» Required work
Lines containing the word "this" need to be counted. Please reply with how many there are, and nothing else.

=== Records shown ===

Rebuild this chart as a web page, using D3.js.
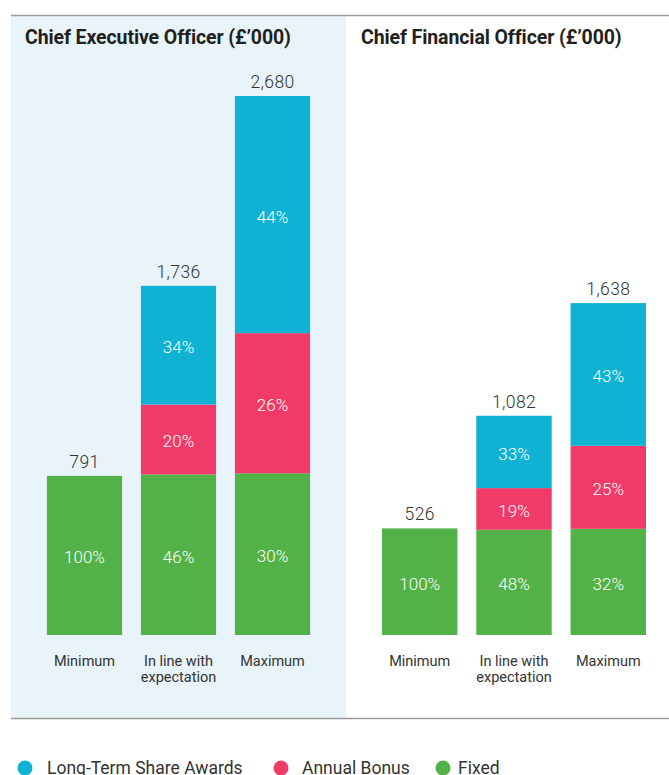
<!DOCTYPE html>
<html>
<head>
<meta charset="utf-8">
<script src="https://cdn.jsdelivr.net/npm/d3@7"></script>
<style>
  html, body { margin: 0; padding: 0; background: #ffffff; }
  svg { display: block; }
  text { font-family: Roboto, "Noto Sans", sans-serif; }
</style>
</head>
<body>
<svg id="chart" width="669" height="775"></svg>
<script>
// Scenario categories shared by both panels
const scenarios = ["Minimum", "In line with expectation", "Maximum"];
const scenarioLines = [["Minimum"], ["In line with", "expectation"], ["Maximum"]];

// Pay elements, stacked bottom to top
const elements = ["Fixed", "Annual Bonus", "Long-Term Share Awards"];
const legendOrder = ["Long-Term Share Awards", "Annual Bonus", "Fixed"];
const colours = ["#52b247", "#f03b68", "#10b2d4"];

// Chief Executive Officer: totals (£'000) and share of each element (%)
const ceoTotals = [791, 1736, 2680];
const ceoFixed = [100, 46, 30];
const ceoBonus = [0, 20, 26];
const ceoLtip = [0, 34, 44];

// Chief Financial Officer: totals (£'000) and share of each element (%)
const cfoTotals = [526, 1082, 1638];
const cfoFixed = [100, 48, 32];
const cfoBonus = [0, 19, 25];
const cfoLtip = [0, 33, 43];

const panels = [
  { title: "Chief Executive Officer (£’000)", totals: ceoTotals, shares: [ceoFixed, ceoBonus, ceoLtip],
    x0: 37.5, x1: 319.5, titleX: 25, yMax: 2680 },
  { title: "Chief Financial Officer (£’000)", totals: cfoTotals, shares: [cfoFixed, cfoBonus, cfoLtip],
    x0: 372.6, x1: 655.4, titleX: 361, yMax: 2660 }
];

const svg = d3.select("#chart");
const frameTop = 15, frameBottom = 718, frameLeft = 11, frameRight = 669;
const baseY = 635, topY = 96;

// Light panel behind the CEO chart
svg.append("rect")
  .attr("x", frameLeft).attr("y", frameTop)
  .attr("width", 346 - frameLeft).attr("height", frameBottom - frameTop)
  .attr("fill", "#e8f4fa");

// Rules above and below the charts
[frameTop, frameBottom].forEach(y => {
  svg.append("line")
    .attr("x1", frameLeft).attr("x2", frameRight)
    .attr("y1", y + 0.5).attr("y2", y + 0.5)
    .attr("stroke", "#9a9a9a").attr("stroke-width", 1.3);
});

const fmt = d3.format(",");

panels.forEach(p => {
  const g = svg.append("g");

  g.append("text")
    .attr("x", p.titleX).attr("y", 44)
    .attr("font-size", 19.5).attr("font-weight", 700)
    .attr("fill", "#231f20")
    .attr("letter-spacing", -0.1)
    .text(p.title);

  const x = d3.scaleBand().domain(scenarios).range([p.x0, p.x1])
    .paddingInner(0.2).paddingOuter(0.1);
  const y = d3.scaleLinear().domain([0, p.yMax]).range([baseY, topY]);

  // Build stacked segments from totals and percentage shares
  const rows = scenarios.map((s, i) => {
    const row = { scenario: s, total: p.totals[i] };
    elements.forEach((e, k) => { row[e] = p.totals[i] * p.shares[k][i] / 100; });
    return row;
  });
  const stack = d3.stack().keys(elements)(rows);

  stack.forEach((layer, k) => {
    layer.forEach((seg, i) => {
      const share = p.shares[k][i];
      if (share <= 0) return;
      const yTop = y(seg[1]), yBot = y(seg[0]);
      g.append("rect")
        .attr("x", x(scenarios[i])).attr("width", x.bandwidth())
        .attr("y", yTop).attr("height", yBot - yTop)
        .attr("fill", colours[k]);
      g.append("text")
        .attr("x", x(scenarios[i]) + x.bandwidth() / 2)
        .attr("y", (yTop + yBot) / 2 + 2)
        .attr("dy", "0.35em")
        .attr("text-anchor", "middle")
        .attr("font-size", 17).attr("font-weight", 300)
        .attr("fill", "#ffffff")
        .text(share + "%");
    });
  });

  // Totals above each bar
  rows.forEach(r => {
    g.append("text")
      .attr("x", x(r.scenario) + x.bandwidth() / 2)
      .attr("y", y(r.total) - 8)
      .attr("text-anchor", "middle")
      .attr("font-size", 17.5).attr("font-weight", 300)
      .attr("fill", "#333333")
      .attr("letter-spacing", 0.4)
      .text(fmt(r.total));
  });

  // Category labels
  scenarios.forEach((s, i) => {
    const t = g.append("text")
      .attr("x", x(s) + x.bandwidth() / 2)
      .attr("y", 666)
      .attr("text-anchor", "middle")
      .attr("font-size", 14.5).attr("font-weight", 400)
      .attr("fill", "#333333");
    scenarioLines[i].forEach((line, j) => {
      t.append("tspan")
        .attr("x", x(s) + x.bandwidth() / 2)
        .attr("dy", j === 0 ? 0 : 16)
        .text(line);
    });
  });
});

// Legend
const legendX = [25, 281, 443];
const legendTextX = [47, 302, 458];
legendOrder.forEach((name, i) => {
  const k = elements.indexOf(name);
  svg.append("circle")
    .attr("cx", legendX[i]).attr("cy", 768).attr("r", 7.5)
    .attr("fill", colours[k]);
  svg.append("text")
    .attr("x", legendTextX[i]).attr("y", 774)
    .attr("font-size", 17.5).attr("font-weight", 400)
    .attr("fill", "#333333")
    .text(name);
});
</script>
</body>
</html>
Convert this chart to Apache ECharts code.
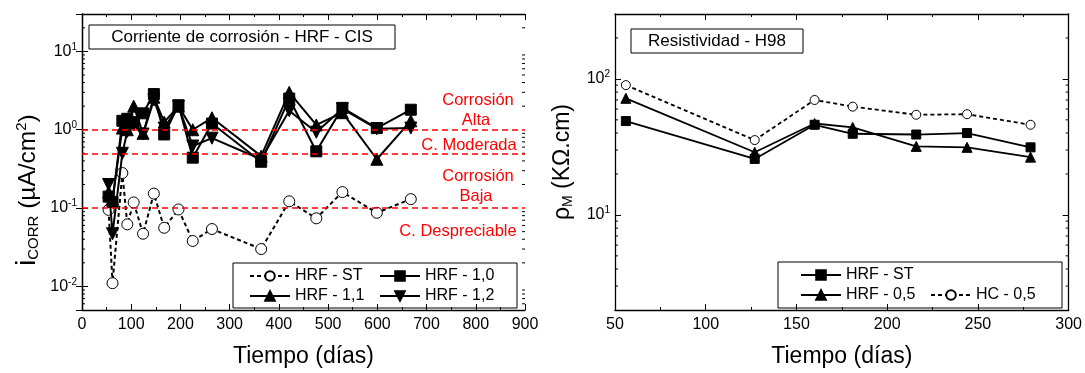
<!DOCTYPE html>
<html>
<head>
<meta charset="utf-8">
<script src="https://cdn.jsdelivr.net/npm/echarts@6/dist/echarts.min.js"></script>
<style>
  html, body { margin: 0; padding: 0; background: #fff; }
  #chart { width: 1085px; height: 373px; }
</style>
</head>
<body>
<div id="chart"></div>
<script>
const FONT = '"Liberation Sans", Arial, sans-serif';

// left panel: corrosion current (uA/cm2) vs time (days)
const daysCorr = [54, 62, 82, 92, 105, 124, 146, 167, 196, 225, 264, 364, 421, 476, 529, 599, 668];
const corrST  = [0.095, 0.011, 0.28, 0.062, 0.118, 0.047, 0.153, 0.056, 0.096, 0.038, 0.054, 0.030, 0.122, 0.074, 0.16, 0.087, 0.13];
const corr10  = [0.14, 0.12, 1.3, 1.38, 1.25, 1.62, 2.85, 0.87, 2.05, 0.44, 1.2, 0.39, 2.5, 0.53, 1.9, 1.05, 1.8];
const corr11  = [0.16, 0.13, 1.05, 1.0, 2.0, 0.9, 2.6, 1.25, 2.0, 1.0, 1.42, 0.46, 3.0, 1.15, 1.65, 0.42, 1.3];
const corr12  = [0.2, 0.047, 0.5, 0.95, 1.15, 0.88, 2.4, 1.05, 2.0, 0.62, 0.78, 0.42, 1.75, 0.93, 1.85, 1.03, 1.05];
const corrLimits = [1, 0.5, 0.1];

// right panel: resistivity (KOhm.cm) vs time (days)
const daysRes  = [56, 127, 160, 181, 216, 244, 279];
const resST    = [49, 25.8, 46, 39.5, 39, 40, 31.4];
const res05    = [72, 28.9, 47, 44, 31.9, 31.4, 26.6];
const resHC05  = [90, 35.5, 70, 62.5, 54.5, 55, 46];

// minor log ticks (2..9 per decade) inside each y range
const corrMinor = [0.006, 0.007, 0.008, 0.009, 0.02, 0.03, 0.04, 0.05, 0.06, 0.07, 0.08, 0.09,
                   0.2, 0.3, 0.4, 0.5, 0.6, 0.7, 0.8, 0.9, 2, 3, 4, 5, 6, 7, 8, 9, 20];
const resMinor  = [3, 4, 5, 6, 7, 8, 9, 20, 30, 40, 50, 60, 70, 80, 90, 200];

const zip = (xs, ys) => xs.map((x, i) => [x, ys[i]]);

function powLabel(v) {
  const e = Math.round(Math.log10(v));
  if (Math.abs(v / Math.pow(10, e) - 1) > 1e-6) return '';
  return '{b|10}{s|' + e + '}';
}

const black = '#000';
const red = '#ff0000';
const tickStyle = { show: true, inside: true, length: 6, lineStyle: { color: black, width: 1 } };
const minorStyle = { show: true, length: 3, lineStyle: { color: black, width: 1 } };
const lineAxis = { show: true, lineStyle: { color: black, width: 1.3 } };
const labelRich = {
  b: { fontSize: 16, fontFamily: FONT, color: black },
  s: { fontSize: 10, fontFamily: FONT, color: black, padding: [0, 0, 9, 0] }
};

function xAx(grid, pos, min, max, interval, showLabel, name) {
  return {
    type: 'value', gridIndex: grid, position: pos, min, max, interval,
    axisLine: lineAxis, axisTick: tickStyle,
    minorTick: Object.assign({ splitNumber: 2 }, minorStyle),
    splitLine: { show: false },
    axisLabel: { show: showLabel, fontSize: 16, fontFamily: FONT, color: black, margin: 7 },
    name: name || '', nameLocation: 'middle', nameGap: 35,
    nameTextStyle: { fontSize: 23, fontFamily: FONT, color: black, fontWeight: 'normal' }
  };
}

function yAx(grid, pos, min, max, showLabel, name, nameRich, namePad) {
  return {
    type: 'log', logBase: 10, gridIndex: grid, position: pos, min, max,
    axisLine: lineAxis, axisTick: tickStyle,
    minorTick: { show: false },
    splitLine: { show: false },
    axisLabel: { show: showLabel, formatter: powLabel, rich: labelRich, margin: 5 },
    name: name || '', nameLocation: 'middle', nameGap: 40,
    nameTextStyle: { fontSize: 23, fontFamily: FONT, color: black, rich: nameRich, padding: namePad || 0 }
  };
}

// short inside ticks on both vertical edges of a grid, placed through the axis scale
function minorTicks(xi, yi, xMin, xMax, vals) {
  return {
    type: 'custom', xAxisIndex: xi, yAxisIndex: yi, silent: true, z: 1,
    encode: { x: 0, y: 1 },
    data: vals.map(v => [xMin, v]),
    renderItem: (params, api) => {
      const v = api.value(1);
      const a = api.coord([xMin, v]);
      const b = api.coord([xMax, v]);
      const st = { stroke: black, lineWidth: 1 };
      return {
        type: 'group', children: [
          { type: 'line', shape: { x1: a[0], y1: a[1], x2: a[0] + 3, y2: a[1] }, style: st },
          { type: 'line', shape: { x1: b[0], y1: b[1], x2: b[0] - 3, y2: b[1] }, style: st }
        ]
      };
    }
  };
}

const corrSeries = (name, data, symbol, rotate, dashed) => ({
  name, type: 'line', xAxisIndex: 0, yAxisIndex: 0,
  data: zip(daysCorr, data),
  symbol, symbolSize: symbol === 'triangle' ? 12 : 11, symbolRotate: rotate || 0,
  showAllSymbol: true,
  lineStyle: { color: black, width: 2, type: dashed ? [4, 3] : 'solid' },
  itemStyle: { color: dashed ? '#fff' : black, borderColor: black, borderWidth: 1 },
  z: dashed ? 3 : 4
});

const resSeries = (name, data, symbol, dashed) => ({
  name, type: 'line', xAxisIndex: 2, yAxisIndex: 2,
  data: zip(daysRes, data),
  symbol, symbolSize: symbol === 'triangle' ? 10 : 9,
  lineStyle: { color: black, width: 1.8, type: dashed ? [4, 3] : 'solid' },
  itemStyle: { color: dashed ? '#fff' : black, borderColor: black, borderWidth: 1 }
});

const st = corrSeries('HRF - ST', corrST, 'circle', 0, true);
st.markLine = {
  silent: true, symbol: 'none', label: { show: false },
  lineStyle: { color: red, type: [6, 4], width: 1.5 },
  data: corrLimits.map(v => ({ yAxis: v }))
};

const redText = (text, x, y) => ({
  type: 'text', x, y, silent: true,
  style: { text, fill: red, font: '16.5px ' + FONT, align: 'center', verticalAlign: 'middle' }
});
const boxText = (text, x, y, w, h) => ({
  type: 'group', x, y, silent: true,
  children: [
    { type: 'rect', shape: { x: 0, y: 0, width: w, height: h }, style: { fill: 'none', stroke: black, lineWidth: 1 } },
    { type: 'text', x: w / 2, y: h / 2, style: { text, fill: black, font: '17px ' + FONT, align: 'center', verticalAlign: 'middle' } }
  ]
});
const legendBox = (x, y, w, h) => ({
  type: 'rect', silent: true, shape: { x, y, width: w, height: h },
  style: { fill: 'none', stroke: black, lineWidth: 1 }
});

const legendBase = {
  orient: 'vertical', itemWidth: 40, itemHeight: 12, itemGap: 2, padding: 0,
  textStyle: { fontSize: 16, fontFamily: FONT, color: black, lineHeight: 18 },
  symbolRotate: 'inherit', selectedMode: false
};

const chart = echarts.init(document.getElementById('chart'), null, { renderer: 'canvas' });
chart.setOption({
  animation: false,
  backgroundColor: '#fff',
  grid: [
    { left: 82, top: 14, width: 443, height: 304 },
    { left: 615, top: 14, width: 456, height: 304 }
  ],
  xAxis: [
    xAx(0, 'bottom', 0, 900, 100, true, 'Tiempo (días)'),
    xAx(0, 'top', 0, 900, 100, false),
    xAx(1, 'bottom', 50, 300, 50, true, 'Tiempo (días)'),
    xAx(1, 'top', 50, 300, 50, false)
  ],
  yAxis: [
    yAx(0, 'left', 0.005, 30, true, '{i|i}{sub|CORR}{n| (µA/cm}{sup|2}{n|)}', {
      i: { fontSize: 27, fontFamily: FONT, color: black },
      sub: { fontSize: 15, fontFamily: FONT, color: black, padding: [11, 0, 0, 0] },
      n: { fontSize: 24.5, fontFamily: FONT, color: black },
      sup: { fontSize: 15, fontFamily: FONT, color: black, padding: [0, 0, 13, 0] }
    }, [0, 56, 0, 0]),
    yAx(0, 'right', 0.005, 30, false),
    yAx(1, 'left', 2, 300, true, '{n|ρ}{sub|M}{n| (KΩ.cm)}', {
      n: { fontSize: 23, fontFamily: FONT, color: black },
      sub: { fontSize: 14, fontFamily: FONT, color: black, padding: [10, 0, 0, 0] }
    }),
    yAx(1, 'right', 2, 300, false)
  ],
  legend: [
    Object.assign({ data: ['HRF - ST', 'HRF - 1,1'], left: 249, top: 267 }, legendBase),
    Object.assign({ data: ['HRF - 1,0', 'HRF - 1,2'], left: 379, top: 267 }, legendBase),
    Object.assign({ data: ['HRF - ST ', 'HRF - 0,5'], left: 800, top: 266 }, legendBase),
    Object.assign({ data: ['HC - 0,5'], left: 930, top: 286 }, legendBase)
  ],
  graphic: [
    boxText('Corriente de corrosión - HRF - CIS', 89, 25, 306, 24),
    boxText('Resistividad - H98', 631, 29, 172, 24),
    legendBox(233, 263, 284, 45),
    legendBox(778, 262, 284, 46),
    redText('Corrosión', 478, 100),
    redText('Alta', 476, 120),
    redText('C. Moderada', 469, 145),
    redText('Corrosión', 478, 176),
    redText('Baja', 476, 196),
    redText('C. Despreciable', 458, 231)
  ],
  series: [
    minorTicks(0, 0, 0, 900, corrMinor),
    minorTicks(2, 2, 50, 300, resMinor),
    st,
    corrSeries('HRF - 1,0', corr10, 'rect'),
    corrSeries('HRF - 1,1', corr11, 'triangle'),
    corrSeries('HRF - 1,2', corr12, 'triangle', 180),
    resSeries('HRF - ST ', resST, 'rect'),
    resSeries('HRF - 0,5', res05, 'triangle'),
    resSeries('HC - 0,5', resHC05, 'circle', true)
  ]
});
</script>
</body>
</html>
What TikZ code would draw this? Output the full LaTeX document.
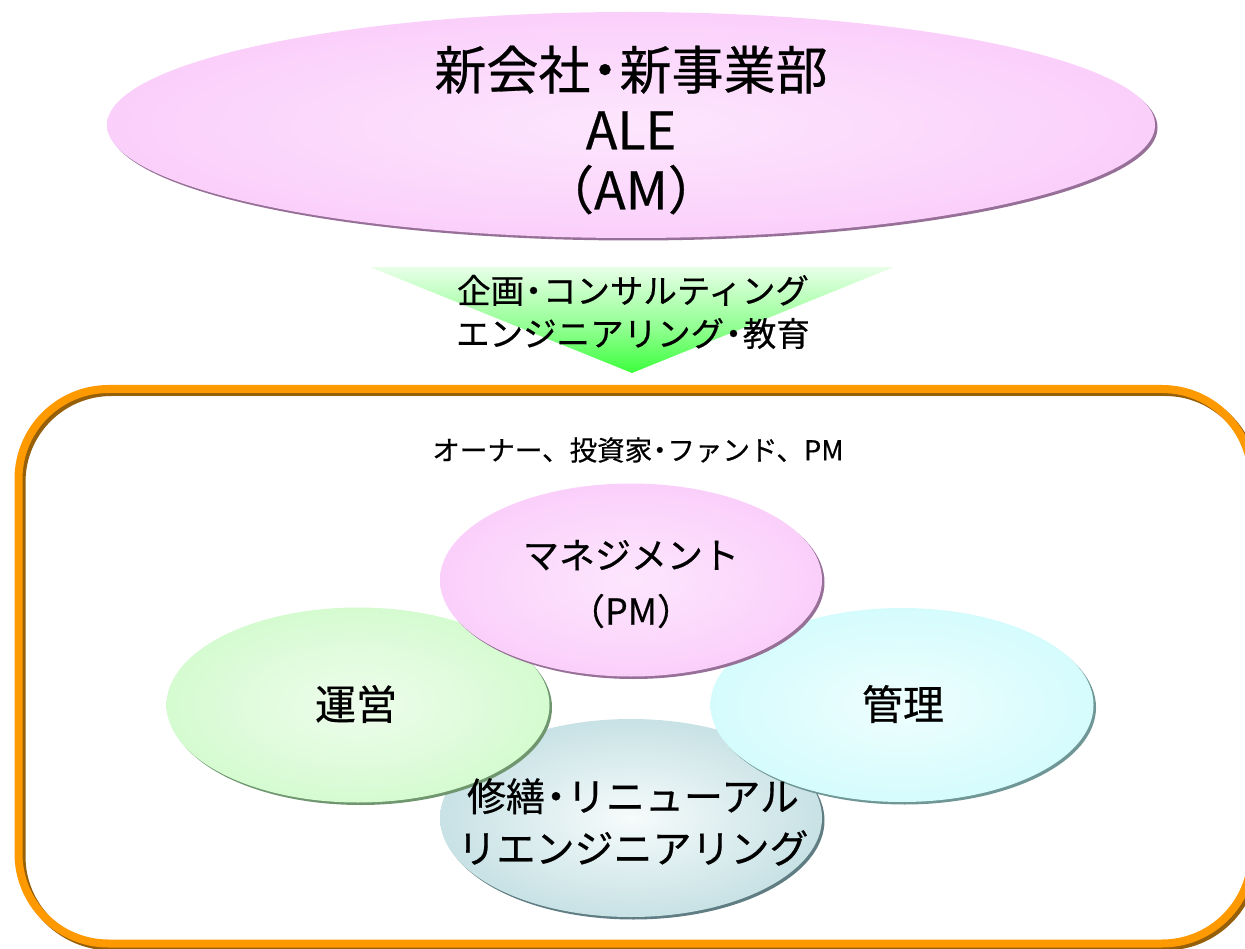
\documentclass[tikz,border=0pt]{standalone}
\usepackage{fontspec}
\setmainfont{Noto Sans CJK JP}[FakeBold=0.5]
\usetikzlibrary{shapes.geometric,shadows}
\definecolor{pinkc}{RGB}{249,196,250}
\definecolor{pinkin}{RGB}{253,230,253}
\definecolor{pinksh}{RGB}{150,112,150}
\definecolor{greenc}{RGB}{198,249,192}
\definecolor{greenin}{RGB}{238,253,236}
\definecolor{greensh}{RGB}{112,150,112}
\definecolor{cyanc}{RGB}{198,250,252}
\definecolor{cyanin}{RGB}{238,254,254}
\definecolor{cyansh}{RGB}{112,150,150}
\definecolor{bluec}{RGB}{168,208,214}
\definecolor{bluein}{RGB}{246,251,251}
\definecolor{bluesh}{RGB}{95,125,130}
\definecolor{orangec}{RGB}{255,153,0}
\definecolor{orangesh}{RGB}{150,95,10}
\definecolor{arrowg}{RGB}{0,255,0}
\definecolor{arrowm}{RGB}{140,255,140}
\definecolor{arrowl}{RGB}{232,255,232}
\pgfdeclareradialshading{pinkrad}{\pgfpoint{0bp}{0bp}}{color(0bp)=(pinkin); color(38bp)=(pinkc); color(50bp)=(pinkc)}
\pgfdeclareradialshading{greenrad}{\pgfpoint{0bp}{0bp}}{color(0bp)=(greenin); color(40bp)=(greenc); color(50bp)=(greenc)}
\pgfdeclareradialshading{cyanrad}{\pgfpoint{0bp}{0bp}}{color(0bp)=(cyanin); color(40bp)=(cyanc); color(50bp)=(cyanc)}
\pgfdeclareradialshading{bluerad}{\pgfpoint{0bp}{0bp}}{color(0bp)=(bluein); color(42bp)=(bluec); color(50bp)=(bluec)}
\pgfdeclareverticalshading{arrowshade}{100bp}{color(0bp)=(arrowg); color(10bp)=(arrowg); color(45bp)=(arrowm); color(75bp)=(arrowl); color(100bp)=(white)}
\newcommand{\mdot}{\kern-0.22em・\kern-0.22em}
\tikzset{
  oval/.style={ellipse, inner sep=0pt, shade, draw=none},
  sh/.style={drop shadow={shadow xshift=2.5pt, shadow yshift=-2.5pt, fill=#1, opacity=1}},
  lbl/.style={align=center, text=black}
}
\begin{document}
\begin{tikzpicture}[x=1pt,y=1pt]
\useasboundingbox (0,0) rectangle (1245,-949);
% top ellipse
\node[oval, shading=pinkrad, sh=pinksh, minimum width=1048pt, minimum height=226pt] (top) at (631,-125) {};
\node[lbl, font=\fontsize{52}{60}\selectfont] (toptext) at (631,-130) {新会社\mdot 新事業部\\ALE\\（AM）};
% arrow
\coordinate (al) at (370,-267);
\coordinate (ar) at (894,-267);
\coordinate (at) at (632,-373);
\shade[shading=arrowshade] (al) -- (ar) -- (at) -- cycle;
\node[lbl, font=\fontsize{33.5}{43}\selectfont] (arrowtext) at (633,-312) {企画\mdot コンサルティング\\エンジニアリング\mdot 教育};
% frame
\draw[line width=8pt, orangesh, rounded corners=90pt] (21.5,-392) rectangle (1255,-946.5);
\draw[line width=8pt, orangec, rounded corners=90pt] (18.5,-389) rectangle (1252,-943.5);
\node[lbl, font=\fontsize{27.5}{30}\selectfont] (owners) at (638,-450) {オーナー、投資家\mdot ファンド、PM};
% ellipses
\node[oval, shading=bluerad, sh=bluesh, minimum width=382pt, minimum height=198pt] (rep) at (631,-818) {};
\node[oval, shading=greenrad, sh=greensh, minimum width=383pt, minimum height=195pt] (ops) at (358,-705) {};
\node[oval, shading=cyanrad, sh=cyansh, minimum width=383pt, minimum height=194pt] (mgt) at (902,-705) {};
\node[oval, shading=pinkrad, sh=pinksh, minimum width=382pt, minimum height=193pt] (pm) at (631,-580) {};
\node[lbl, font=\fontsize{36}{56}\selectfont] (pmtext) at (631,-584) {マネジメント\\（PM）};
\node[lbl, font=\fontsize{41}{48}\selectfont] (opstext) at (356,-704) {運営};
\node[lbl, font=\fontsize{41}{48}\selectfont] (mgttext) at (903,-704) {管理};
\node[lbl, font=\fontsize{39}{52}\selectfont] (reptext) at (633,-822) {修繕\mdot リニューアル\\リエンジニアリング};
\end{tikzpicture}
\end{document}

===

» Output of the exercise
3